Templeton bought the Hobby Shop in 2016 from its second owner, Doug Samson, who had purchased it from founder Earl Noid in 1979.

Before coming to Ames in 1949, Noid owned a cigar store in Marshalltown. He sold the store to buy a paint and wallpaper shop on the east end of Ames’ business district and pursue his dream of opening a craft store.

The storefront at 200 Main St. had a wall-to-wall picture window that has since beckoned generations of passers-by with displays of model airplanes, toy trains and gyroscopes.

Noid’s store was a hangout for kids, including my older brother and me. It sold just about everything a 10-year-old could want, from Slinkys to Silly Putty, with tools for burning wood, working leather and shaping copper.

There was also a large supply of balsa wood, which Noid told the Ames Daily Tribune in 1954 was “used by college students for model use in architecture courses.”   

In 1960, Noid told the Tribune that “Ames is probably one of the most if not the most hobby conscious towns in the country.” He speculated that it had to do with “college people working with their hands during free time,” and said he’d tried selling similar items at his cigar store in Marshalltown but failed “miserably.”

Templeton, the current owner, has pretty much been a fixture at the Hobby Shop since the 1960s, when he began buying model cars as an 8-year-old.

“I left modeling for seven or eight years when I turned 16,” Templeton told me recently, “because dating girls took pretty much all of my disposable income.”

But he came back in his mid-20s, after Samson had taken over the store and Templeton was working for the railroad, repairing and replacing track throughout Iowa.

The railroad gave Templeton winters off, so he resumed building models in the winter.

“Hobby sales are the opposite of a Dairy Queen,” Templeton explained. “Good in cold weather, bad when it’s hot.” 
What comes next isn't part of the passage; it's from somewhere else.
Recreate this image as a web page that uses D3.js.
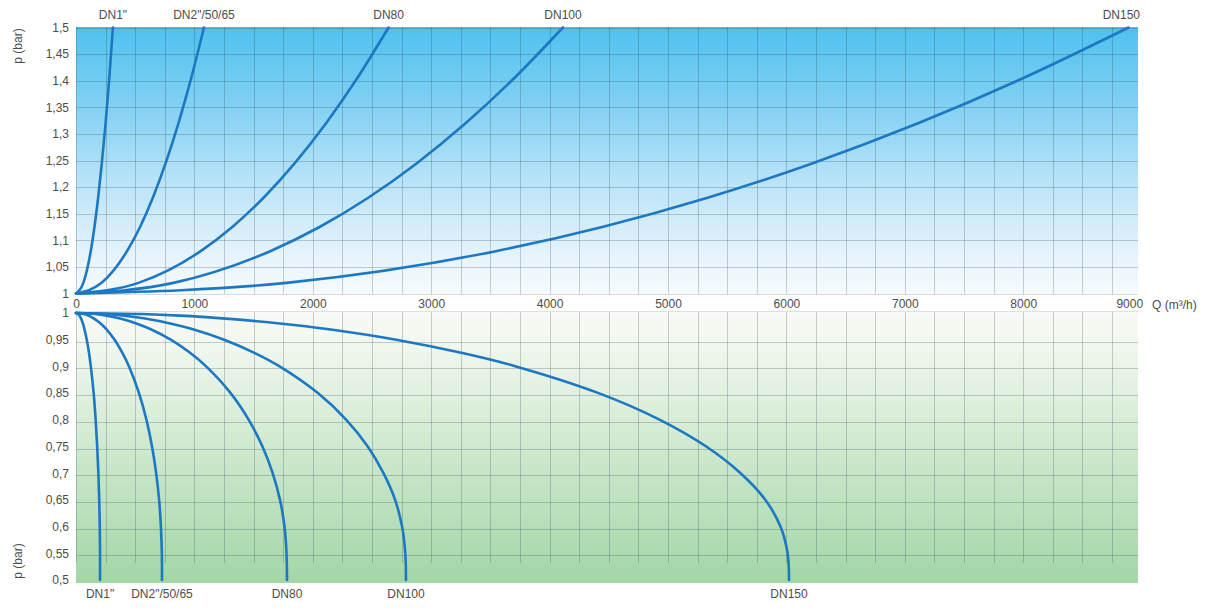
<!DOCTYPE html>
<html>
<head>
<meta charset="utf-8">
<script src="https://cdn.jsdelivr.net/npm/d3@7/dist/d3.min.js"></script>
<style>
  html, body { margin: 0; padding: 0; background: #ffffff; }
  svg { display: block; }
  text { font-family: "Liberation Sans", Arial, sans-serif; fill: #4d4d4d; }
</style>
</head>
<body>
<svg id="chart" width="1216" height="616"></svg>
<script>
// ---------- data ----------
const xTicks = [0, 1000, 2000, 3000, 4000, 5000, 6000, 7000, 8000, 9000];
const topTicks = [1, 1.05, 1.1, 1.15, 1.2, 1.25, 1.3, 1.35, 1.4, 1.45, 1.5];
const bottomTicks = [0.5, 0.55, 0.6, 0.65, 0.7, 0.75, 0.8, 0.85, 0.9, 0.95, 1];
const seriesNames = ['DN1"', 'DN2"/50/65', 'DN80', 'DN100', 'DN150'];

// overpressure curves (top): pressure levels and flow read at each level
const topP = [1, 1.02, 1.08, 1.125, 1.18, 1.245, 1.32, 1.405, 1.5];
const topQ_DN1 = [0, 62, 125, 156, 187, 218, 250, 281, 312];
const topQ_DN2 = [0, 216, 432, 541, 649, 757, 865, 973, 1081];
const topQ_DN80 = [0, 528, 1056, 1320, 1584, 1848, 2112, 2376, 2640];
const topQ_DN100 = [0, 823, 1645, 2057, 2468, 2879, 3290, 3702, 4113];
const topQ_DN150 = [0, 1778, 3556, 4445, 5334, 6223, 7112, 8001, 8890];

// vacuum curves (bottom)
const botP = [1, 0.998, 0.995, 0.99, 0.98, 0.97, 0.95, 0.925, 0.9, 0.85, 0.8, 0.75, 0.7, 0.65, 0.6, 0.55, 0.5];
const botQ_DN1 = [0, 19, 30, 42, 59, 71, 91, 110, 125, 149, 166, 179, 189, 196, 201, 203, 203];
const botQ_DN2 = [0, 67, 106, 149, 210, 256, 326, 393, 448, 532, 595, 642, 677, 702, 717, 725, 726];
const botQ_DN80 = [0, 164, 260, 365, 515, 627, 800, 966, 1099, 1306, 1459, 1575, 1661, 1723, 1761, 1778, 1782];
const botQ_DN100 = [0, 256, 407, 571, 805, 981, 1251, 1511, 1720, 2043, 2283, 2464, 2597, 2695, 2754, 2781, 2787];
const botQ_DN150 = [0, 554, 879, 1235, 1740, 2120, 2704, 3264, 3716, 4414, 4932, 5323, 5613, 5823, 5950, 6010, 6022];

const topSeries = [topQ_DN1, topQ_DN2, topQ_DN80, topQ_DN100, topQ_DN150];
const botSeries = [botQ_DN1, botQ_DN2, botQ_DN80, botQ_DN100, botQ_DN150];

// ---------- layout ----------
const svg = d3.select('#chart');
const X0 = 76, X1 = 1141.6, PANEL_R = 1138;
const x = d3.scaleLinear().domain([0, 9000]).range([X0, X1]);
const yTop = d3.scaleLinear().domain([1, 1.5]).range([293.5, 27.5]);
const yBot = d3.scaleLinear().domain([0.5, 1]).range([580, 313]);

const locale = d3.formatLocale({decimal: ",", thousands: "", grouping: [3], currency: ["", ""]});
const fmt = locale.format(".2~f");

const defs = svg.append('defs');
const gTop = defs.append('linearGradient').attr('id', 'gTop').attr('x1', 0).attr('y1', 0).attr('x2', 0).attr('y2', 1);
[[0, '#4ec1ee'], [0.3, '#84d1f3'], [0.6, '#bde5f8'], [0.85, '#e5f3fb'], [1, '#f6fbfe']]
  .forEach(s => gTop.append('stop').attr('offset', s[0]).attr('stop-color', s[1]));
const gBot = defs.append('linearGradient').attr('id', 'gBot').attr('x1', 0).attr('y1', 0).attr('x2', 0).attr('y2', 1);
[[0, '#f8faf5'], [0.12, '#f1f7ee'], [0.5, '#cfe9cf'], [1, '#a3d6a7']]
  .forEach(s => gBot.append('stop').attr('offset', s[0]).attr('stop-color', s[1]));

// backgrounds
svg.append('rect').attr('x', X0).attr('y', 27).attr('width', PANEL_R - X0).attr('height', 267).attr('fill', 'url(#gTop)');
svg.append('rect').attr('x', X0).attr('y', 312).attr('width', PANEL_R - X0).attr('height', 271).attr('fill', 'url(#gBot)');

// grid
const gridColor = 'rgba(35,60,75,0.24)';
const vGrid = d3.range(0, 9001, 250).filter(v => x(v) <= PANEL_R + 0.5);
const grid = svg.append('g').attr('stroke', gridColor).attr('stroke-width', 1).attr('shape-rendering', 'crispEdges');
grid.selectAll('.vt').data(vGrid).join('line')
  .attr('x1', d => Math.round(x(d)) + 0.5).attr('x2', d => Math.round(x(d)) + 0.5)
  .attr('y1', 27).attr('y2', 294);
grid.selectAll('.ht').data(topTicks.slice(1)).join('line')
  .attr('x1', X0).attr('x2', PANEL_R)
  .attr('y1', d => Math.round(yTop(d)) + 0.5).attr('y2', d => Math.round(yTop(d)) + 0.5);
grid.selectAll('.vb').data(vGrid).join('line')
  .attr('x1', d => Math.round(x(d)) + 0.5).attr('x2', d => Math.round(x(d)) + 0.5)
  .attr('y1', 312).attr('y2', 563);
grid.selectAll('.hb').data(bottomTicks.slice(1, -1)).join('line')
  .attr('x1', X0).attr('x2', PANEL_R)
  .attr('y1', d => Math.round(yBot(d)) + 2.5).attr('y2', d => Math.round(yBot(d)) + 2.5);
// band borders
svg.append('line').attr('x1', X0).attr('x2', PANEL_R).attr('y1', 294.5).attr('y2', 294.5)
  .attr('stroke', 'rgba(0,0,0,0.15)');
svg.append('line').attr('x1', X0).attr('x2', PANEL_R).attr('y1', 311.5).attr('y2', 311.5)
  .attr('stroke', 'rgba(0,0,0,0.12)');

// curves
const lineTop = d3.line().x(d => x(d[0])).y(d => yTop(d[1])).curve(d3.curveMonotoneX);
const lineBot = d3.line().x(d => x(d[0])).y(d => yBot(d[1])).curve(d3.curveCatmullRom.alpha(0.5));
const curveColor = '#1c78c2';
svg.append('g').selectAll('path').data(topSeries).join('path')
  .attr('d', s => lineTop(s.map((q, i) => [q, topP[i]])))
  .attr('fill', 'none').attr('stroke', curveColor).attr('stroke-width', 2.6).attr('stroke-linecap', 'round');
svg.append('g').selectAll('path').data(botSeries).join('path')
  .attr('d', s => lineBot(s.map((q, i) => [q, botP[i]])))
  .attr('fill', 'none').attr('stroke', curveColor).attr('stroke-width', 2.6).attr('stroke-linecap', 'round');

// axes
const styleAxis = g => {
  g.select('.domain').remove();
  g.selectAll('.tick line').remove();
  g.selectAll('text').attr('font-size', 12).attr('fill', '#4d4d4d')
    .attr('font-family', '"Liberation Sans", Arial, sans-serif');
};
svg.append('g').attr('transform', `translate(${X0},0)`)
  .call(d3.axisLeft(yTop).tickValues(topTicks).tickFormat(fmt).tickSize(0).tickPadding(7))
  .call(styleAxis);
svg.append('g').attr('transform', `translate(${X0},0)`)
  .call(d3.axisLeft(yBot).tickValues(bottomTicks).tickFormat(fmt).tickSize(0).tickPadding(7))
  .call(styleAxis);
const xa = svg.append('g').attr('transform', 'translate(0,297)')
  .call(d3.axisBottom(x).tickValues(xTicks).tickFormat(d3.format('d')).tickSize(0).tickPadding(2))
  .call(styleAxis);
xa.selectAll('.tick').filter(d => d === 9000).select('text').attr('text-anchor', 'end').attr('dx', 1);

svg.append('text').attr('x', 1152).attr('y', 309).attr('font-size', 12).text('Q (m³/h)');

// axis titles
[[46, 'p (bar)'], [561, 'p (bar)']].forEach(([cy, t]) => {
  svg.append('text').attr('transform', `translate(22,${cy}) rotate(-90)`)
    .attr('text-anchor', 'middle').attr('font-size', 12).text(t);
});

// series labels
seriesNames.forEach((name, i) => {
  const tq = topSeries[i][topSeries[i].length - 1];
  const t = svg.append('text').attr('y', 19).attr('font-size', 12).attr('text-anchor', 'middle').text(name);
  const w = t.node().getComputedTextLength();
  t.attr('x', Math.min(x(tq), PANEL_R + 2 - w / 2));
  const bq = botSeries[i][botSeries[i].length - 1];
  svg.append('text').attr('x', x(bq)).attr('y', 598).attr('font-size', 12)
    .attr('text-anchor', 'middle').text(name);
});
</script>
</body>
</html>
During his down time Templeton hung out at the Hobby Shop, helping Samson with sales on busy days, taking inventory or just sweeping up.

“Doug even gave me a key to the back door,” Templeton said.
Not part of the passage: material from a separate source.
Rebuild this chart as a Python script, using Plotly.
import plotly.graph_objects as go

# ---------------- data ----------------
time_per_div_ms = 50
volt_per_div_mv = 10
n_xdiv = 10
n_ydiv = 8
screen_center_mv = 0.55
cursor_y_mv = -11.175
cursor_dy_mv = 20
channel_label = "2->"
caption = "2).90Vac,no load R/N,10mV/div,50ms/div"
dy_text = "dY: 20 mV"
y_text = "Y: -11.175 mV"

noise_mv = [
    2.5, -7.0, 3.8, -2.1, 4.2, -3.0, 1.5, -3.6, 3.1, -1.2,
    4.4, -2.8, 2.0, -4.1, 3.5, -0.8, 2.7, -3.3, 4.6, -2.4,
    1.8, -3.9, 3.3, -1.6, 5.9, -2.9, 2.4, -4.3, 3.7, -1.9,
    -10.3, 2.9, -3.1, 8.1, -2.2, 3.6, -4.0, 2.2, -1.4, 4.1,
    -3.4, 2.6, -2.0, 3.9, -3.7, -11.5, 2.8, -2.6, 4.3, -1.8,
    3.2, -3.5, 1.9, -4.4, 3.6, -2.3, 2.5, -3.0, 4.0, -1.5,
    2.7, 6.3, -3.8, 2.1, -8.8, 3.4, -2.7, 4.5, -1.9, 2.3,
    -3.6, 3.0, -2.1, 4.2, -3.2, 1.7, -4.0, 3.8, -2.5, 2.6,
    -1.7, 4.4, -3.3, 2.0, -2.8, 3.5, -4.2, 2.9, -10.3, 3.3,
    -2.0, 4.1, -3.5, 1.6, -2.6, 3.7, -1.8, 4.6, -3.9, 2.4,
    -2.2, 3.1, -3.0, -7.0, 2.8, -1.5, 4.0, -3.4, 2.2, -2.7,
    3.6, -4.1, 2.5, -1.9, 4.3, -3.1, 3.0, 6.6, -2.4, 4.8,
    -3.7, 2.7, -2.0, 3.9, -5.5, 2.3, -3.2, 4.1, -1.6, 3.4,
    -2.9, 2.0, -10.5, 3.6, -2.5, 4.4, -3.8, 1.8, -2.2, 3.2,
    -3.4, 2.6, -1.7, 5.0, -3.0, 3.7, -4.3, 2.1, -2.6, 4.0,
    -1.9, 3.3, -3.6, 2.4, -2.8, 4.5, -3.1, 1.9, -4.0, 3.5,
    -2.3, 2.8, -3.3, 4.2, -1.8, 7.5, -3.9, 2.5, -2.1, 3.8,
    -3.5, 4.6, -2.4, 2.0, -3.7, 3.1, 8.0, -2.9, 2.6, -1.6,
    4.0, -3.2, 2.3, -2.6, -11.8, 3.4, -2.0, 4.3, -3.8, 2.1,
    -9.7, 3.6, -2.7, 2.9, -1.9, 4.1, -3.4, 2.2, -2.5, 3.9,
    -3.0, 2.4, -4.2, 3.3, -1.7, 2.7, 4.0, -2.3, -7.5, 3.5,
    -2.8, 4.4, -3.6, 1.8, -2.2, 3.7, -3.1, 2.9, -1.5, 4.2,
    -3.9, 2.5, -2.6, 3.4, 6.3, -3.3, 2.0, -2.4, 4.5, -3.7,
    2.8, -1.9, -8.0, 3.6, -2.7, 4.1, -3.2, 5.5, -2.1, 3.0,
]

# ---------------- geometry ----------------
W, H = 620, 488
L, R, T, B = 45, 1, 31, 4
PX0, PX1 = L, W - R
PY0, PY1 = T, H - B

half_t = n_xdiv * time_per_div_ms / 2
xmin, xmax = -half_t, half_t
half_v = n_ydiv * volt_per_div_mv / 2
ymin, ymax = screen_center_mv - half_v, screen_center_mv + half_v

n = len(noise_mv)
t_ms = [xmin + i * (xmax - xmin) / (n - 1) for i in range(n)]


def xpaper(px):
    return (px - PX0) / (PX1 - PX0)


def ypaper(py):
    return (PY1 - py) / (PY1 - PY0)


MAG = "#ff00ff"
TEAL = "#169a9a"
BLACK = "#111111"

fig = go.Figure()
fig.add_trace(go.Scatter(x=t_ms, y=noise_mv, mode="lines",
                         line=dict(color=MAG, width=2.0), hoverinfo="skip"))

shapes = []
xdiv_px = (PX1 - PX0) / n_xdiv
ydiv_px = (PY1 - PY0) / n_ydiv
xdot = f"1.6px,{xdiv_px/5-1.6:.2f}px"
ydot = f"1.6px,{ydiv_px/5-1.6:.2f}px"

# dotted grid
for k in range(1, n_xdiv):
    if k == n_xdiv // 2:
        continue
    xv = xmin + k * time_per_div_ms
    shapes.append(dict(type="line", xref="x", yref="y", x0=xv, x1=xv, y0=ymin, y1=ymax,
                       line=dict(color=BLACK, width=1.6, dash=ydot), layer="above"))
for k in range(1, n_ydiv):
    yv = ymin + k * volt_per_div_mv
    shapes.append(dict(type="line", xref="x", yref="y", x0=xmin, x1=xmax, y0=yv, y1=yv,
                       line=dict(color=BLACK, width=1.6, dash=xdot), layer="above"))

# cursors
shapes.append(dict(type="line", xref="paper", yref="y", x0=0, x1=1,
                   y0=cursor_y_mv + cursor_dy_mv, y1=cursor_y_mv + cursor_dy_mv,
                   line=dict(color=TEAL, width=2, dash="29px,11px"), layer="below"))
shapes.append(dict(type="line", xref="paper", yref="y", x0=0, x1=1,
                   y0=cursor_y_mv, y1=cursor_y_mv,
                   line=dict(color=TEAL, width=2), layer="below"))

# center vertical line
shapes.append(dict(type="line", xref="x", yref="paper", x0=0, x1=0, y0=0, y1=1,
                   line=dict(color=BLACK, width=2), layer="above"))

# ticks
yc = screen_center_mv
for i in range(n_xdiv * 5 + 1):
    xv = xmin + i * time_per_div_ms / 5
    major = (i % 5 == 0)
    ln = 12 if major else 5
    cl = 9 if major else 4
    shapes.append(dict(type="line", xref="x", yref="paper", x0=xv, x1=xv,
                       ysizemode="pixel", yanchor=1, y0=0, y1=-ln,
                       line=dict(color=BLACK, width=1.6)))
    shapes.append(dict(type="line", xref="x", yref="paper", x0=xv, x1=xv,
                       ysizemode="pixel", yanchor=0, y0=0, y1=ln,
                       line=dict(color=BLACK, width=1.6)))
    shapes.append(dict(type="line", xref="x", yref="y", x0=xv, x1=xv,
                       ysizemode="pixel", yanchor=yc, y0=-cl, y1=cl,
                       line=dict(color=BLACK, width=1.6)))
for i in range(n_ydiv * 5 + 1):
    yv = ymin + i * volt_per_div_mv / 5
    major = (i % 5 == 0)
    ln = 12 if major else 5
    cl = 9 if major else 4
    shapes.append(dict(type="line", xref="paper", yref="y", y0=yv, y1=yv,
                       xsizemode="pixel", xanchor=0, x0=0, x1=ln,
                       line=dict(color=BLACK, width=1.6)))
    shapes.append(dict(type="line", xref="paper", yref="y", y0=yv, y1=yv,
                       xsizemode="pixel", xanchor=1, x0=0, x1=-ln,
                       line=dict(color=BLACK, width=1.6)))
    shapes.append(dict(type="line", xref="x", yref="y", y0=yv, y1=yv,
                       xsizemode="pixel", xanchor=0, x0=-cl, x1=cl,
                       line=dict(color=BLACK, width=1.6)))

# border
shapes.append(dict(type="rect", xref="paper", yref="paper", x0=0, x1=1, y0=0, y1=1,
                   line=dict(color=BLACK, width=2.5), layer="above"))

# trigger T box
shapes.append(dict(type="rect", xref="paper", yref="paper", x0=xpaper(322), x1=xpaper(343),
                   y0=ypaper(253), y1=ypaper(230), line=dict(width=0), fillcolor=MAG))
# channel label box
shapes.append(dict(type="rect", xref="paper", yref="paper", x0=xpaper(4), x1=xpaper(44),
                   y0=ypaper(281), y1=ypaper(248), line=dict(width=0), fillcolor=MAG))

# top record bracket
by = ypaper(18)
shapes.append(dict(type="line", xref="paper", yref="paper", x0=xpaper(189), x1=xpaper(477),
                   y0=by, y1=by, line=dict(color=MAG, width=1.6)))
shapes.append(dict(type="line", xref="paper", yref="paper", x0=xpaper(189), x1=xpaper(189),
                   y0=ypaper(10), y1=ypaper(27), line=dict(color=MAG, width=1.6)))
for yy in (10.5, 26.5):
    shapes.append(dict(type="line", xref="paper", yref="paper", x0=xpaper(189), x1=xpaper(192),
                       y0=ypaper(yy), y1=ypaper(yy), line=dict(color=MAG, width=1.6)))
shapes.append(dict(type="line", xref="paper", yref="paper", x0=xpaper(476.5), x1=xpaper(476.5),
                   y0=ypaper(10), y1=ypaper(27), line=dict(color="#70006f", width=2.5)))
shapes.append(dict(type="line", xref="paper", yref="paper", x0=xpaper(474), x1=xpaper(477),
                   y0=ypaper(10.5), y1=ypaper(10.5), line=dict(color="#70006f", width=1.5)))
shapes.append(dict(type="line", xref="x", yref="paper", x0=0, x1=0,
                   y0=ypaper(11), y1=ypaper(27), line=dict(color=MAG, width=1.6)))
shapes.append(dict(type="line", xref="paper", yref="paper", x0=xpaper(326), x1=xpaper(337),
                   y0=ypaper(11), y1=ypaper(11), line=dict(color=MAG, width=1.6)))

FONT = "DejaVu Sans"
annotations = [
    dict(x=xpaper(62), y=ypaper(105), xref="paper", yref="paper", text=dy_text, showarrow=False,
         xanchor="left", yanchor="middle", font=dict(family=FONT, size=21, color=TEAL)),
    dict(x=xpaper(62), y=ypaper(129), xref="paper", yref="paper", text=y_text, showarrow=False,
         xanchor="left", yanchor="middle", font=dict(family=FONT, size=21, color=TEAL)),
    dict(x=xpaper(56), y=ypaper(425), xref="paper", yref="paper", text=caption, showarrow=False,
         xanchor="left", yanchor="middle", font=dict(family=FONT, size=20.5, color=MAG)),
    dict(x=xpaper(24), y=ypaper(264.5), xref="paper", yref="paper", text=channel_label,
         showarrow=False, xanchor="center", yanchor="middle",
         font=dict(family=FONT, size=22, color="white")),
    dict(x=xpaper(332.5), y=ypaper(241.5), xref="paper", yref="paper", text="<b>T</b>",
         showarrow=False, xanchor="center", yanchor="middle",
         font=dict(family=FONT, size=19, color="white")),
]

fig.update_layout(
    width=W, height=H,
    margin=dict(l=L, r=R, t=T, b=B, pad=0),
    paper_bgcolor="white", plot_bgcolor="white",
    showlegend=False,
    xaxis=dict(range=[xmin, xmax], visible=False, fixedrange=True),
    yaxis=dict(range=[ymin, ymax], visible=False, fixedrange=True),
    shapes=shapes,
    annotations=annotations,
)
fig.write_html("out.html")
For several years, Samson encouraged Templeton to buy him out and take over the business.

Templeton said once he secured his railroad pension, that’s what he did.  

The store’s clientele is a lot older today, some college students but more middle-aged and older model builders, people like Templeton, who never outgrew their love of model building. 

Today there is only one business on Ames’ Main Street that is older than the Hobby Shop. That’s the Grove Cafe, which opened a year before the Hobby Shop and is located a few doors east.

Templeton has a mind that works like the many intricate plastic models he’s built over the years. It’s full of thousands of bits of information about models and model making, just waiting to be pried loose and assembled.

Prod him in the right direction and he’ll explain the evolution of model-building glue from the sticky slow-drying gel that that befuddled my youthful efforts at assembling a P-38 fighter plane to today’s quick-drying liquids.

Point him in another direction and he’ll tell you how the toyless years of the Great Depression gave rise to model cars, which began as sales tools to sell new cars in the postwar economy.